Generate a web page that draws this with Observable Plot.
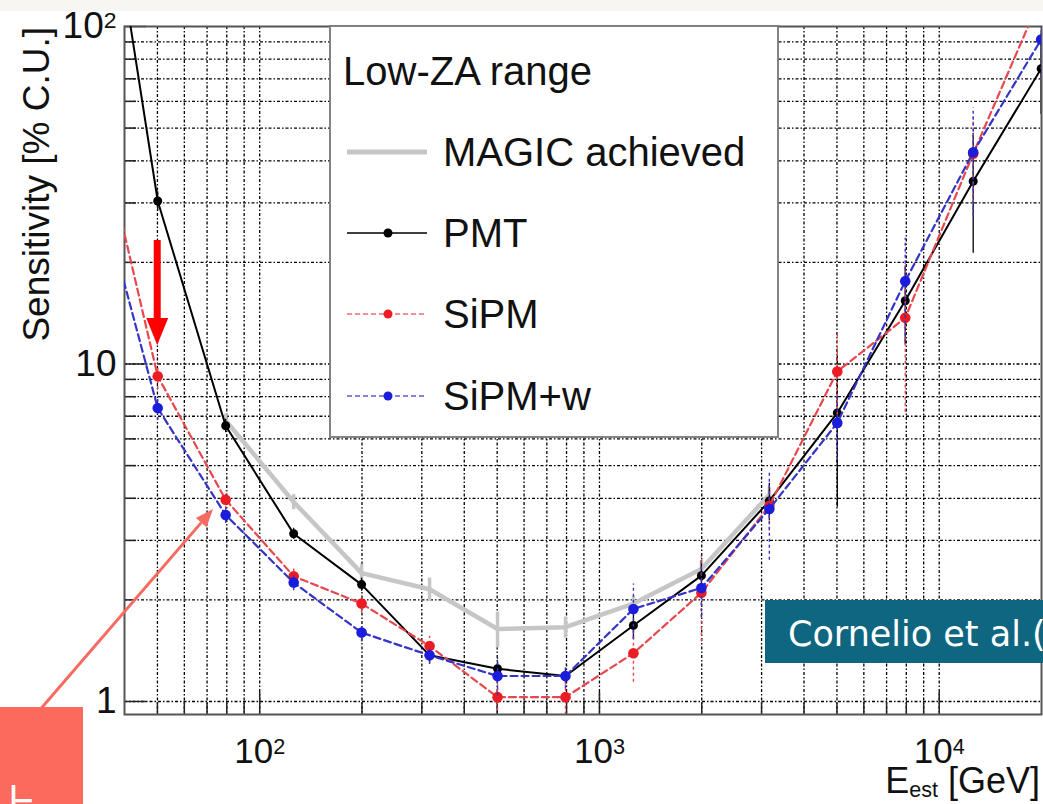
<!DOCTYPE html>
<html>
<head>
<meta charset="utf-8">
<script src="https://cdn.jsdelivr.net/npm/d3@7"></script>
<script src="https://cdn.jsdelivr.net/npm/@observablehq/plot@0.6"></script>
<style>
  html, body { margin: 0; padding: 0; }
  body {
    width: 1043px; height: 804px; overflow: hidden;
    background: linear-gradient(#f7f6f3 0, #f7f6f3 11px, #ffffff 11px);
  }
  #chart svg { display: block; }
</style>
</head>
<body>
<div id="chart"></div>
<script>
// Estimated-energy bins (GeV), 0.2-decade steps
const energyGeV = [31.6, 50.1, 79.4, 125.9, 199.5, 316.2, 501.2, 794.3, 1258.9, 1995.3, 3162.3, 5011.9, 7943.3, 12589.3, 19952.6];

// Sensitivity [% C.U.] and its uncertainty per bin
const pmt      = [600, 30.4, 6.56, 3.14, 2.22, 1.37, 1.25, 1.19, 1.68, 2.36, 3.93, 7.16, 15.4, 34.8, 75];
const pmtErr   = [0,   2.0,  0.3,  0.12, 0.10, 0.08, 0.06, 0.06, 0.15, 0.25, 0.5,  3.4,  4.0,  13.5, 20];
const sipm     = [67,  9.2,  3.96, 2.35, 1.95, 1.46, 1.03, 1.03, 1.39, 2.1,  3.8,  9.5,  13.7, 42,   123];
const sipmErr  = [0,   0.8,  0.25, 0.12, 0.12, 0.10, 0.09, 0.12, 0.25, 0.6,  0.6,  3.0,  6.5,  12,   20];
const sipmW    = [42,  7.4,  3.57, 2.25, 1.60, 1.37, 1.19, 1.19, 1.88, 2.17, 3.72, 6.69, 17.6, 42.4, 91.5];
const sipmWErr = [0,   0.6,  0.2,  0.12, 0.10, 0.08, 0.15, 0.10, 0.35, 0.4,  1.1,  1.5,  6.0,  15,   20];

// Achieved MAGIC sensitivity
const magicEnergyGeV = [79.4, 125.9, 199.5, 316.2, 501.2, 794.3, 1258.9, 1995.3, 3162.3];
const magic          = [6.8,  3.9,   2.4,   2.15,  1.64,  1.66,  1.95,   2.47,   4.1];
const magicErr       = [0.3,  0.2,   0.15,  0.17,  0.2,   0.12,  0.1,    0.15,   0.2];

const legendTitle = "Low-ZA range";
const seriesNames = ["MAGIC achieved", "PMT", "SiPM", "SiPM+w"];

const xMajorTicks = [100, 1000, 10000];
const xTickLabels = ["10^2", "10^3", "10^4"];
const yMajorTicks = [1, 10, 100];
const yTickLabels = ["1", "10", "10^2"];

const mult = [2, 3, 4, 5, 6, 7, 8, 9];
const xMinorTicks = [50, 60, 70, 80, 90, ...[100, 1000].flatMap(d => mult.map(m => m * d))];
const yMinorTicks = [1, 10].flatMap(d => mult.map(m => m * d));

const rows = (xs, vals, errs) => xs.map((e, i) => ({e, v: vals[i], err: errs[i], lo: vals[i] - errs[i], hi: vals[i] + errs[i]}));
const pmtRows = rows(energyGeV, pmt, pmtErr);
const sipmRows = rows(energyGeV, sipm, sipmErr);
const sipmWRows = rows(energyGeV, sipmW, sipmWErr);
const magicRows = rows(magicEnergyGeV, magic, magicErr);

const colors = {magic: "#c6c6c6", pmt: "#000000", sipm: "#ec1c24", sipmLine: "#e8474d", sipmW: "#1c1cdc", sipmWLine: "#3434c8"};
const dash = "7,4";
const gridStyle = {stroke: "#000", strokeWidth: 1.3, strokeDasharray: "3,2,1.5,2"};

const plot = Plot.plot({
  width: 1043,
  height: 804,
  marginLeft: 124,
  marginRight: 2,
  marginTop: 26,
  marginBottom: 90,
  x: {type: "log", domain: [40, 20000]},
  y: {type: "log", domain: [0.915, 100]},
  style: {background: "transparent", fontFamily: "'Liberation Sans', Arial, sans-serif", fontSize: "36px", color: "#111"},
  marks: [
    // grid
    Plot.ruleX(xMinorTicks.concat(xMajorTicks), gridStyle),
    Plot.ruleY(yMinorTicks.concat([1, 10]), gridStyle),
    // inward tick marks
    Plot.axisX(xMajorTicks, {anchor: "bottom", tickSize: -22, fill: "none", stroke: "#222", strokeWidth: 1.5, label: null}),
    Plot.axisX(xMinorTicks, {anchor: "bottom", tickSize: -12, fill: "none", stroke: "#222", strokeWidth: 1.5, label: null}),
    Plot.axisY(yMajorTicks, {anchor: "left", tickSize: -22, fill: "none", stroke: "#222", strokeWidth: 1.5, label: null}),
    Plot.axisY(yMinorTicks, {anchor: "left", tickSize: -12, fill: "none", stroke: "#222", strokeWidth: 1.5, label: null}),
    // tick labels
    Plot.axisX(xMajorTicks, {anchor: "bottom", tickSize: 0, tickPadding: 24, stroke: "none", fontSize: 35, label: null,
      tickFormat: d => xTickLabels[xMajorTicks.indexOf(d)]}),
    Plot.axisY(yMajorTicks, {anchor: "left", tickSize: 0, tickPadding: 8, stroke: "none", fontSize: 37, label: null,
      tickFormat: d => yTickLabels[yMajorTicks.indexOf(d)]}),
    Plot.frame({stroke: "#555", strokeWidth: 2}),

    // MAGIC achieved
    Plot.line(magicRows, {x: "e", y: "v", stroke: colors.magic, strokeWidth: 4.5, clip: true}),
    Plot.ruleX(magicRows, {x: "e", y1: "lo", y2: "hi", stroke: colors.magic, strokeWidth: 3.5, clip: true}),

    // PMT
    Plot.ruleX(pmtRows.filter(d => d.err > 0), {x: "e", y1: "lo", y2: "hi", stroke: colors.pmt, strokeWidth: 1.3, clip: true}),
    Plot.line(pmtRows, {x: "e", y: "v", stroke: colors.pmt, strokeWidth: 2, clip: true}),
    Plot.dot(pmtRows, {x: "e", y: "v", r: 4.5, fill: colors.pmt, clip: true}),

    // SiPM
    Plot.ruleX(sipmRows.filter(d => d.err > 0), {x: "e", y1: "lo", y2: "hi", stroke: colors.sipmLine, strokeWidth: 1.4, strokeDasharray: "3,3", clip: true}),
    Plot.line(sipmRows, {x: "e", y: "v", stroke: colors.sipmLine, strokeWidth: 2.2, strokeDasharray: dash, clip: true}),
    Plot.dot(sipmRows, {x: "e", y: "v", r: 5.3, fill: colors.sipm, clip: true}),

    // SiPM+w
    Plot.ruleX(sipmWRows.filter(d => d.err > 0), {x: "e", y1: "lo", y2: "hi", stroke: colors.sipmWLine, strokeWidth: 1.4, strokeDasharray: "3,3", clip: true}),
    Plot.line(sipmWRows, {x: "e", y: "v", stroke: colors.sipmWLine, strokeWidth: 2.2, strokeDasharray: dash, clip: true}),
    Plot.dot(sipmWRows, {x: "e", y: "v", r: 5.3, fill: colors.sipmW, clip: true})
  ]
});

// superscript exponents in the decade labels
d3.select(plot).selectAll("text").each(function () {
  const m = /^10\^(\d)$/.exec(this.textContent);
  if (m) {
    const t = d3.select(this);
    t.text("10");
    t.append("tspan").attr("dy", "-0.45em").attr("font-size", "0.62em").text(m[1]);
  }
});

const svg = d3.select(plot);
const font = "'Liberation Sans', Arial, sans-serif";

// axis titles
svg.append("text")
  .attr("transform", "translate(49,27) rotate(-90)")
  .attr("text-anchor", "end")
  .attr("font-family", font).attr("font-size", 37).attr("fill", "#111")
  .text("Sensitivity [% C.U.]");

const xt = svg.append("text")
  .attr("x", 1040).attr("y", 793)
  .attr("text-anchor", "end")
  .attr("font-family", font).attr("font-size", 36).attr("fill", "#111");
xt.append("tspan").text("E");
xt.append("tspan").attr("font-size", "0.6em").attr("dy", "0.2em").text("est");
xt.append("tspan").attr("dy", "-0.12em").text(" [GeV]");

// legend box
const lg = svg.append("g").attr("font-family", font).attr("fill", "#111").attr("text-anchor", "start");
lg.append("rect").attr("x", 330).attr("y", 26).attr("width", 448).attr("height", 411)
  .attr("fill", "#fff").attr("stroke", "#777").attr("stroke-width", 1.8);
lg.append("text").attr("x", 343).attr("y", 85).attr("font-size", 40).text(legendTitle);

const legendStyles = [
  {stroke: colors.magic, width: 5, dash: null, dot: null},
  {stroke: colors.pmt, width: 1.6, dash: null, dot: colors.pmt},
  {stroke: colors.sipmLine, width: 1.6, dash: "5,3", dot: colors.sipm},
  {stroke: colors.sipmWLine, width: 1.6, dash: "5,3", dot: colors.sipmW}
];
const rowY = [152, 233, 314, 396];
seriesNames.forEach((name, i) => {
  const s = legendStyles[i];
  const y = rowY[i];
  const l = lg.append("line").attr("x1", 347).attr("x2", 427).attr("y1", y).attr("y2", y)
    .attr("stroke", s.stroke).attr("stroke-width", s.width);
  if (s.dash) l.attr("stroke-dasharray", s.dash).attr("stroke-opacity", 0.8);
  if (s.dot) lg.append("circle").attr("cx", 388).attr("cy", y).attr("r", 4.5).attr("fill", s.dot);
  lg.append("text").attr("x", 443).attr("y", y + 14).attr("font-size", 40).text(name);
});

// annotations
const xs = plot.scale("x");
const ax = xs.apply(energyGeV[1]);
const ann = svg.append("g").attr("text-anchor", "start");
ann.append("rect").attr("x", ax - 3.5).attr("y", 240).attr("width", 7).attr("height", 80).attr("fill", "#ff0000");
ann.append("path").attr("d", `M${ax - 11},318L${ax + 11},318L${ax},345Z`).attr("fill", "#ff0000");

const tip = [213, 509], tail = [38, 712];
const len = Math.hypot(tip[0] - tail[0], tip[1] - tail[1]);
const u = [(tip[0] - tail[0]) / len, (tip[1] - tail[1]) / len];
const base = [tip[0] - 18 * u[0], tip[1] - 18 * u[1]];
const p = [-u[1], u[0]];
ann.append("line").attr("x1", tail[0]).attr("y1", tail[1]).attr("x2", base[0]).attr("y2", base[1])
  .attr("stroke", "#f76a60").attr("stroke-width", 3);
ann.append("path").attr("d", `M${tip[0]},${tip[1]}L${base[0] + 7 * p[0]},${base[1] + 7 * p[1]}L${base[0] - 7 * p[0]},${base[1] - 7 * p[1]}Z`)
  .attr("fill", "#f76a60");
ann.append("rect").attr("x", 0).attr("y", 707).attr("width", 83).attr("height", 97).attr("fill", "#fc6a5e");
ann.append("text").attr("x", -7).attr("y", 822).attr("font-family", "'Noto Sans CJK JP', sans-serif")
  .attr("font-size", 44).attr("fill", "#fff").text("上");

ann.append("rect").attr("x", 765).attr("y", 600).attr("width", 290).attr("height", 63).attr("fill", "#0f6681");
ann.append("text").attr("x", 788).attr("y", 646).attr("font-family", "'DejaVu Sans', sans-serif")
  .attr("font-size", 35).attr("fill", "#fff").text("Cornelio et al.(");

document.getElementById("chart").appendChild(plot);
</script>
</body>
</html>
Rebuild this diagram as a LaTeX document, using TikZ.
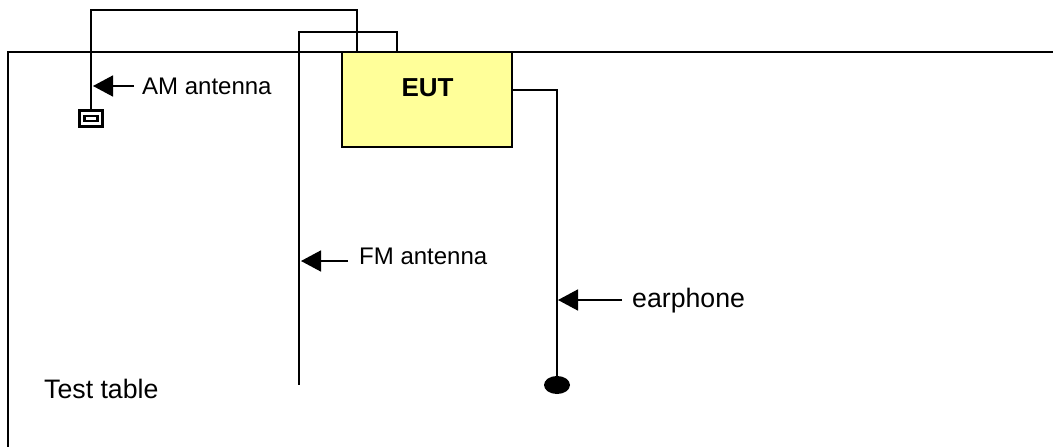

- - -

**Set exercise**
Omitting all pictures, restate exactly the lines of the material from its start through the line that contains "const yMinorTicks = [1, 10].flatMap(d".

**Exercise solution**
Generate a web page that draws this with Observable Plot.
<!DOCTYPE html>
<html>
<head>
<meta charset="utf-8">
<script src="https://cdn.jsdelivr.net/npm/d3@7"></script>
<script src="https://cdn.jsdelivr.net/npm/@observablehq/plot@0.6"></script>
<style>
  html, body { margin: 0; padding: 0; }
  body {
    width: 1043px; height: 804px; overflow: hidden;
    background: linear-gradient(#f7f6f3 0, #f7f6f3 11px, #ffffff 11px);
  }
  #chart svg { display: block; }
</style>
</head>
<body>
<div id="chart"></div>
<script>
// Estimated-energy bins (GeV), 0.2-decade steps
const energyGeV = [31.6, 50.1, 79.4, 125.9, 199.5, 316.2, 501.2, 794.3, 1258.9, 1995.3, 3162.3, 5011.9, 7943.3, 12589.3, 19952.6];

// Sensitivity [% C.U.] and its uncertainty per bin
const pmt      = [600, 30.4, 6.56, 3.14, 2.22, 1.37, 1.25, 1.19, 1.68, 2.36, 3.93, 7.16, 15.4, 34.8, 75];
const pmtErr   = [0,   2.0,  0.3,  0.12, 0.10, 0.08, 0.06, 0.06, 0.15, 0.25, 0.5,  3.4,  4.0,  13.5, 20];
const sipm     = [67,  9.2,  3.96, 2.35, 1.95, 1.46, 1.03, 1.03, 1.39, 2.1,  3.8,  9.5,  13.7, 42,   123];
const sipmErr  = [0,   0.8,  0.25, 0.12, 0.12, 0.10, 0.09, 0.12, 0.25, 0.6,  0.6,  3.0,  6.5,  12,   20];
const sipmW    = [42,  7.4,  3.57, 2.25, 1.60, 1.37, 1.19, 1.19, 1.88, 2.17, 3.72, 6.69, 17.6, 42.4, 91.5];
const sipmWErr = [0,   0.6,  0.2,  0.12, 0.10, 0.08, 0.15, 0.10, 0.35, 0.4,  1.1,  1.5,  6.0,  15,   20];

// Achieved MAGIC sensitivity
const magicEnergyGeV = [79.4, 125.9, 199.5, 316.2, 501.2, 794.3, 1258.9, 1995.3, 3162.3];
const magic          = [6.8,  3.9,   2.4,   2.15,  1.64,  1.66,  1.95,   2.47,   4.1];
const magicErr       = [0.3,  0.2,   0.15,  0.17,  0.2,   0.12,  0.1,    0.15,   0.2];

const legendTitle = "Low-ZA range";
const seriesNames = ["MAGIC achieved", "PMT", "SiPM", "SiPM+w"];

const xMajorTicks = [100, 1000, 10000];
const xTickLabels = ["10^2", "10^3", "10^4"];
const yMajorTicks = [1, 10, 100];
const yTickLabels = ["1", "10", "10^2"];

const mult = [2, 3, 4, 5, 6, 7, 8, 9];
const xMinorTicks = [50, 60, 70, 80, 90, ...[100, 1000].flatMap(d => mult.map(m => m * d))];
const yMinorTicks = [1, 10].flatMap(d => mult.map(m => m * d));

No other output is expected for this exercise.